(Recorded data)
----
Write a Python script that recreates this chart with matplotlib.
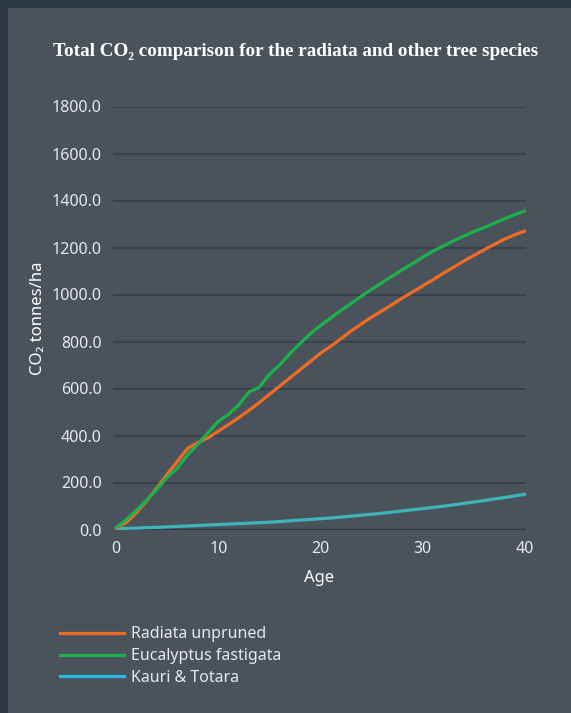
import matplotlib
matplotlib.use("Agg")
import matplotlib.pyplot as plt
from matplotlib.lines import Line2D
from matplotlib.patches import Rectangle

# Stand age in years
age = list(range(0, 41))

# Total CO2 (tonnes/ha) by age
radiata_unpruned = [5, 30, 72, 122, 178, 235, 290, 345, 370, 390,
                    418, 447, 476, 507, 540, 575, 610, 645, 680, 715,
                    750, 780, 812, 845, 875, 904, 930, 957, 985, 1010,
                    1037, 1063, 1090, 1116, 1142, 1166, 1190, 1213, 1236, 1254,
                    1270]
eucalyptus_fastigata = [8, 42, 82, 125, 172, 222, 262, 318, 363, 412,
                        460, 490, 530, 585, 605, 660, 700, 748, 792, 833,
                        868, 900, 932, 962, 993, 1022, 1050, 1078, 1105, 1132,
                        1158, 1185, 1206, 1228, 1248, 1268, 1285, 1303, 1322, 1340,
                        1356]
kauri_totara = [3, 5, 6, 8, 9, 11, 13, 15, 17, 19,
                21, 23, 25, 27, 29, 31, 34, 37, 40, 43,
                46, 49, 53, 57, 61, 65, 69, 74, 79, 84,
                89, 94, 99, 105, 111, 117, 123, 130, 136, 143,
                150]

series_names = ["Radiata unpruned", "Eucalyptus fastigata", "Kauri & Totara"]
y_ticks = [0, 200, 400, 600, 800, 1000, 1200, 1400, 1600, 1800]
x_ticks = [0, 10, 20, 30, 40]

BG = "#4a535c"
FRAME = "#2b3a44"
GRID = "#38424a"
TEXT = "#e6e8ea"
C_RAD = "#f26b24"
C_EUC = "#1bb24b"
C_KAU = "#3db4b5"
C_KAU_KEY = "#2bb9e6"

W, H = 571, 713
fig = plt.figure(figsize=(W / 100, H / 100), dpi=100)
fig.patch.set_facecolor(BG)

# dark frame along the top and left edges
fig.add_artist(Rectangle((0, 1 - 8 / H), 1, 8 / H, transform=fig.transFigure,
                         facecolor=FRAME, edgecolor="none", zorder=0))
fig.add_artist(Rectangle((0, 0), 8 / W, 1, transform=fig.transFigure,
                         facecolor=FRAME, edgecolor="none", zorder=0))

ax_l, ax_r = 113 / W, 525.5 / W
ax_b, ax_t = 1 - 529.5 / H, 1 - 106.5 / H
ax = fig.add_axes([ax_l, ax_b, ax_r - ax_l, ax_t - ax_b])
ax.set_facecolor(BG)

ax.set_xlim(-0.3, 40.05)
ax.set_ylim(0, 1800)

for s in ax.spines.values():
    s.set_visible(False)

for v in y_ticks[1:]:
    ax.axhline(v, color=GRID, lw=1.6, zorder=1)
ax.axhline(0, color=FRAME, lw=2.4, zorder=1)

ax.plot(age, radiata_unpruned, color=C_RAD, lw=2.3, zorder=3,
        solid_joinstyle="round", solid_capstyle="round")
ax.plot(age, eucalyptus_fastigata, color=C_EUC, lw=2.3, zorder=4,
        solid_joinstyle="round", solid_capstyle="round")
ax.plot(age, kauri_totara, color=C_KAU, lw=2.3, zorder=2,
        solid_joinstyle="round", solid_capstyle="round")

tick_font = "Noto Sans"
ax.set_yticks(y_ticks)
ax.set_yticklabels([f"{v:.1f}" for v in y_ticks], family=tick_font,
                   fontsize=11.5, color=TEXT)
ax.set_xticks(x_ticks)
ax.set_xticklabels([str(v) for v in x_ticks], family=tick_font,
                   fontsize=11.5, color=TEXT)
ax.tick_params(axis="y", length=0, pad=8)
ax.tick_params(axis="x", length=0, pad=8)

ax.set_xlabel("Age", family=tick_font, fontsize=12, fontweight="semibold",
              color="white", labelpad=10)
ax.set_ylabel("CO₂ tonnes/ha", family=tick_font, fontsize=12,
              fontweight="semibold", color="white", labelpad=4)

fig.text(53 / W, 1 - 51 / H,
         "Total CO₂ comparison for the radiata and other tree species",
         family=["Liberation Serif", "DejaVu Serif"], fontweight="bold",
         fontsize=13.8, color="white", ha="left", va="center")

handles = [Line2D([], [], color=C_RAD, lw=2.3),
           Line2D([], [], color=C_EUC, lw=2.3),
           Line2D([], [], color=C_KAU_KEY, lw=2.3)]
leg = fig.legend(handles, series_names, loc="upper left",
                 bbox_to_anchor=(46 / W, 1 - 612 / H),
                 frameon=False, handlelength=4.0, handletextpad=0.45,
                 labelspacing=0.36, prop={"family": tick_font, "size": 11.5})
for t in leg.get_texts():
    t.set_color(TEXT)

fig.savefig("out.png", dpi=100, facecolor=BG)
----
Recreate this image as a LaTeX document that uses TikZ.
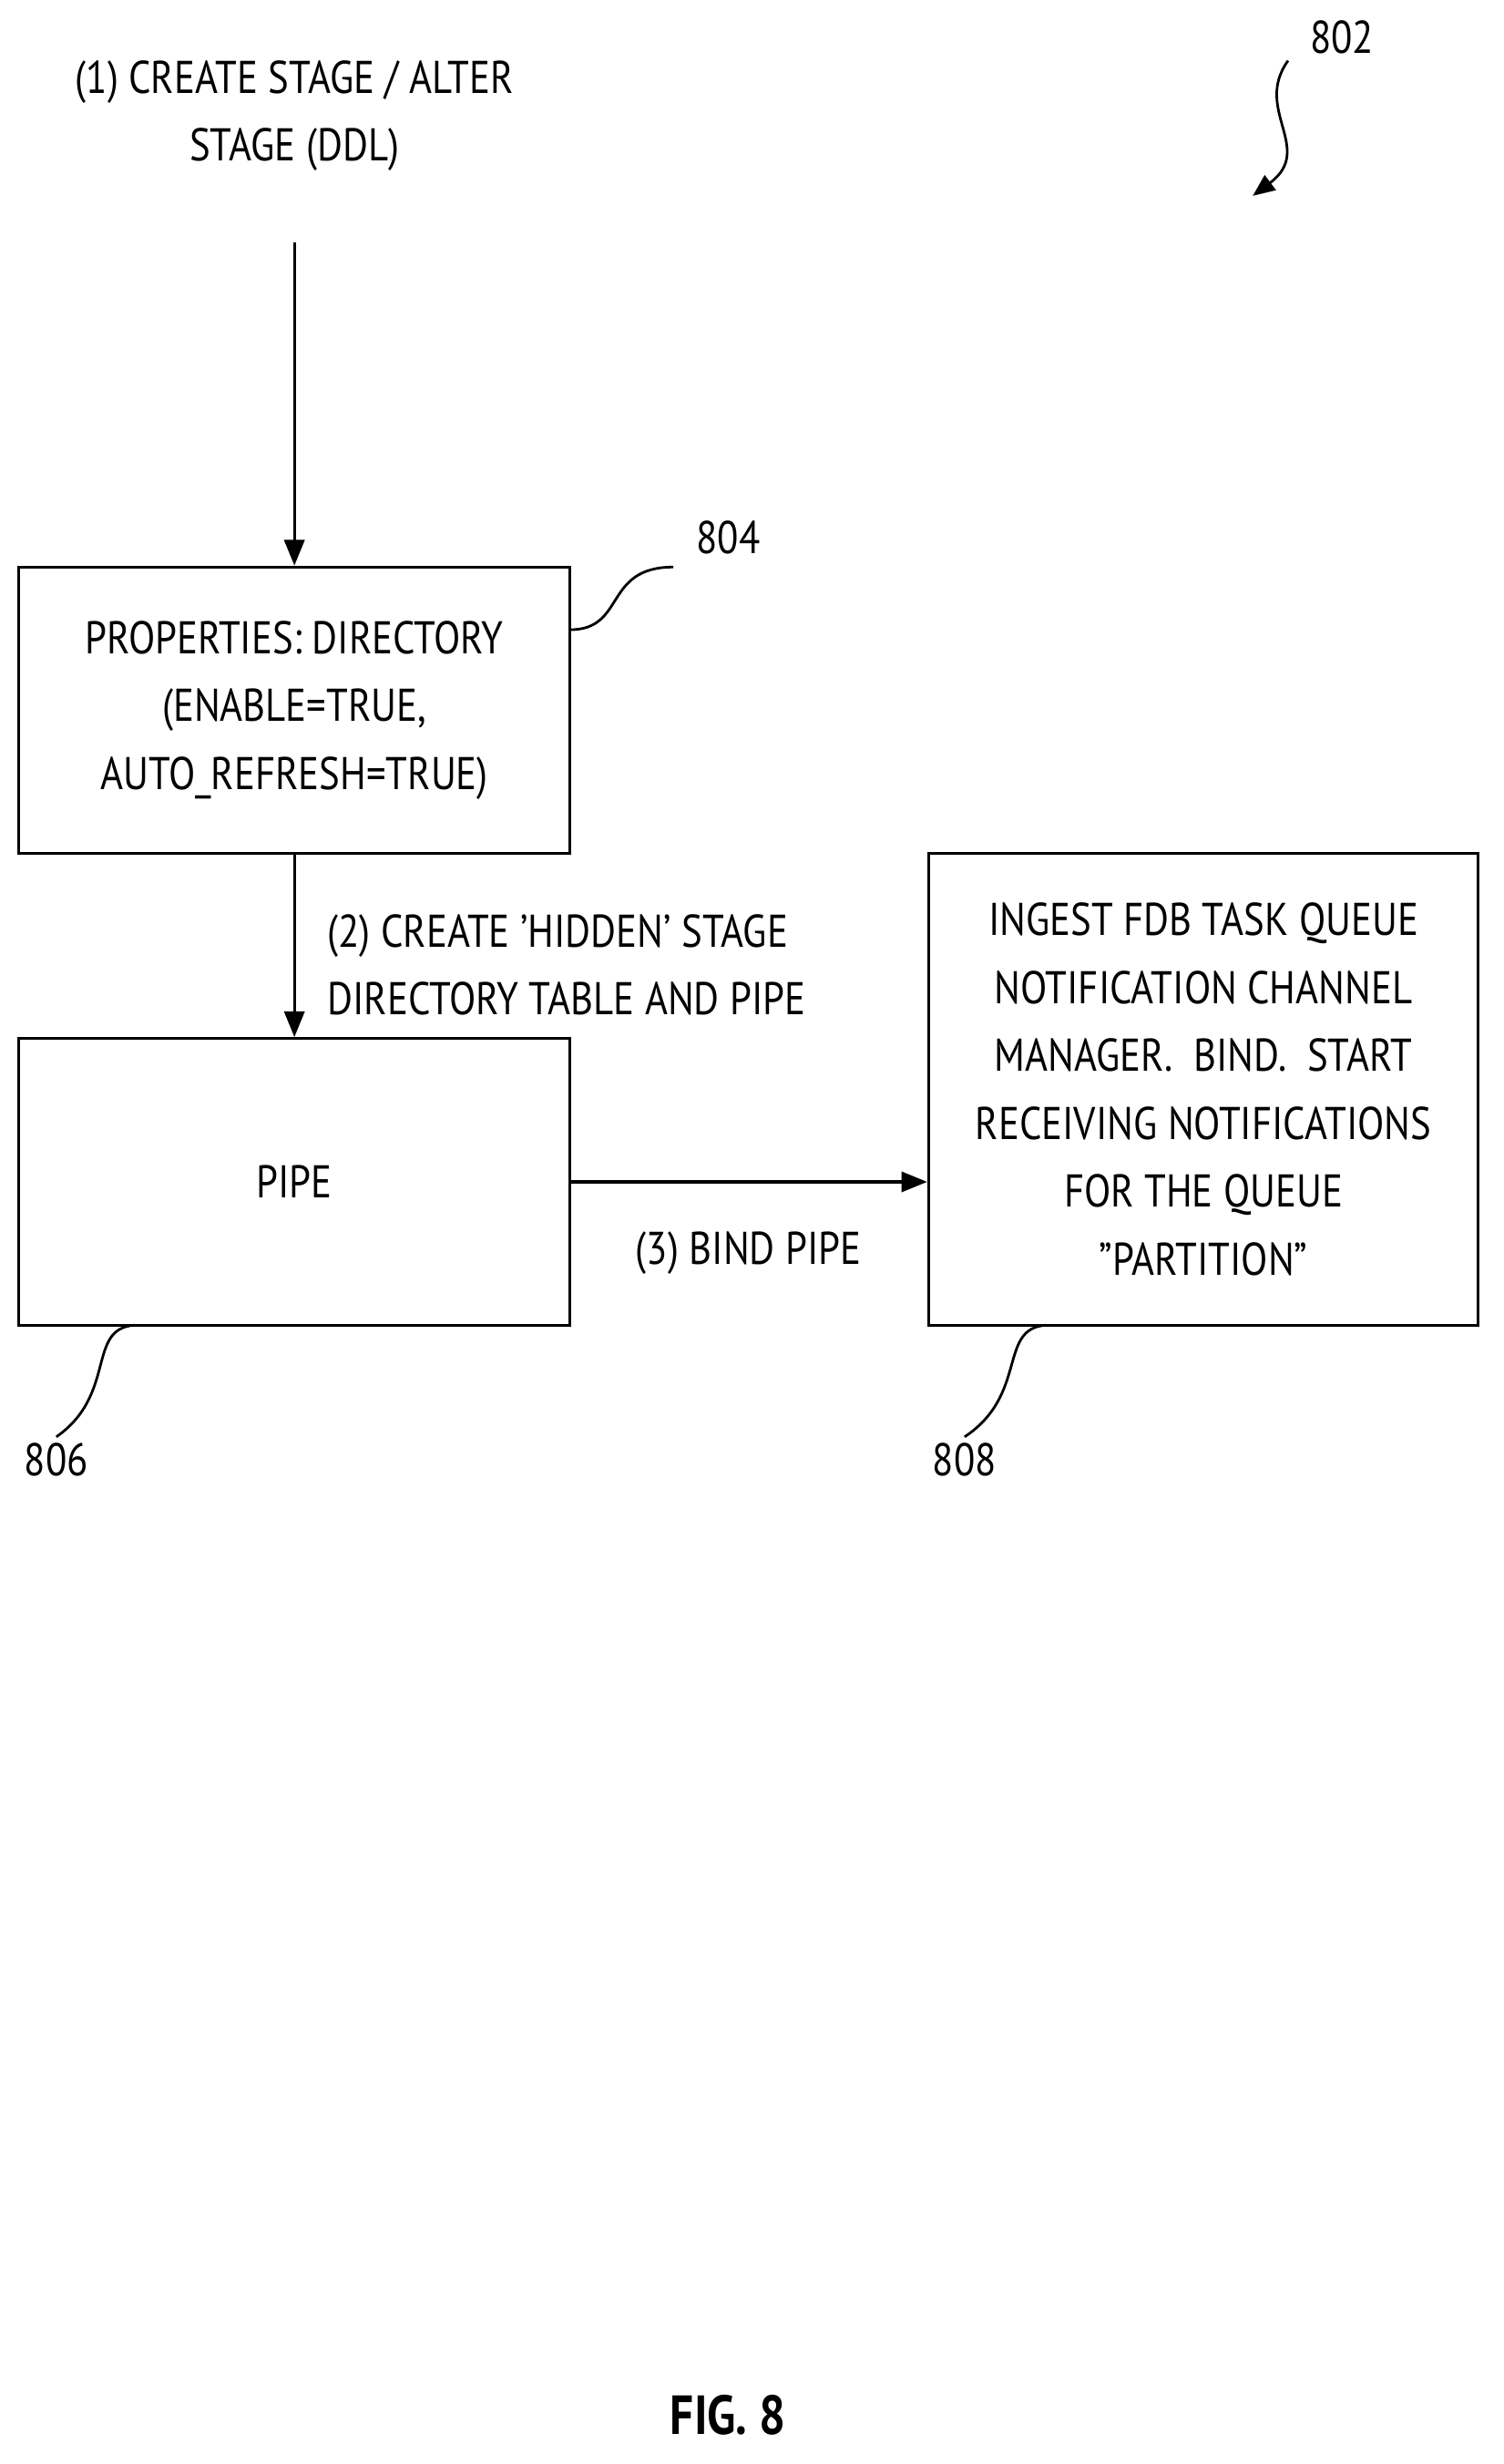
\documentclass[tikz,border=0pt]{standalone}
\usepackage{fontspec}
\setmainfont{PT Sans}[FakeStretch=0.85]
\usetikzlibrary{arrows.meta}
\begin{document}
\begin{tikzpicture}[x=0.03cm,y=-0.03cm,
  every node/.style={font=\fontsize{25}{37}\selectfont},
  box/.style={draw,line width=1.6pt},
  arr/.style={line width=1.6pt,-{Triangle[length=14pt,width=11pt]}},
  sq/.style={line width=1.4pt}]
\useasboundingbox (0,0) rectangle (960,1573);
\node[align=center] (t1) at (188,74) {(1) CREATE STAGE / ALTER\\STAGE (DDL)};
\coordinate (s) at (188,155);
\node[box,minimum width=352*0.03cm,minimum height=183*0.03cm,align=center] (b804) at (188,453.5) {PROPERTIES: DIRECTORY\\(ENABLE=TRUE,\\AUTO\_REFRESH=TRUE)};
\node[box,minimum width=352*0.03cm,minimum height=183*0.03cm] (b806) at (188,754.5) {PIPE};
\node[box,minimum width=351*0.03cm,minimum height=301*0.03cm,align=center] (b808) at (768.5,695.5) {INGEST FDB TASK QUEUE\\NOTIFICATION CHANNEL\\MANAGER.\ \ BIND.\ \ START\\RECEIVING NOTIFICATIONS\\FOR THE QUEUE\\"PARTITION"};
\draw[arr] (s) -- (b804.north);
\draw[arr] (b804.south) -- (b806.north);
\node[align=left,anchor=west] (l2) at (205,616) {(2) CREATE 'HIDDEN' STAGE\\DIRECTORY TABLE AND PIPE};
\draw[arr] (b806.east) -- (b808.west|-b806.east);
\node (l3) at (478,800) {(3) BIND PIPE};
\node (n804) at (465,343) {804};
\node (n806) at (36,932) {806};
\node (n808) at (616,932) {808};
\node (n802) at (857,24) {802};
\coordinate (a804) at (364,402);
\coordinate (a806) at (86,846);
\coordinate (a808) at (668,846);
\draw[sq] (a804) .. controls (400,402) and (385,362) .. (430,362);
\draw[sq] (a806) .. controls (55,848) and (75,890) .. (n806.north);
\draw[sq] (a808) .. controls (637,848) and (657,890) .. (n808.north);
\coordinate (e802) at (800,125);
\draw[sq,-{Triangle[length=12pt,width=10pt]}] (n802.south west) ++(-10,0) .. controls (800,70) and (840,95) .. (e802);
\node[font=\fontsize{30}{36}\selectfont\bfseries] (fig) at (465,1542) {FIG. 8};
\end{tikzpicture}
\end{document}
----
● Description of the task: Only the lines between the line with "Write a Python" and the line with "age = list(range(0, 41))", inclusive, should be reproduced, exactly as written and without pictures.

● Solution:
Write a Python script that recreates this chart with matplotlib.
import matplotlib
matplotlib.use("Agg")
import matplotlib.pyplot as plt
from matplotlib.lines import Line2D
from matplotlib.patches import Rectangle

# Stand age in years
age = list(range(0, 41))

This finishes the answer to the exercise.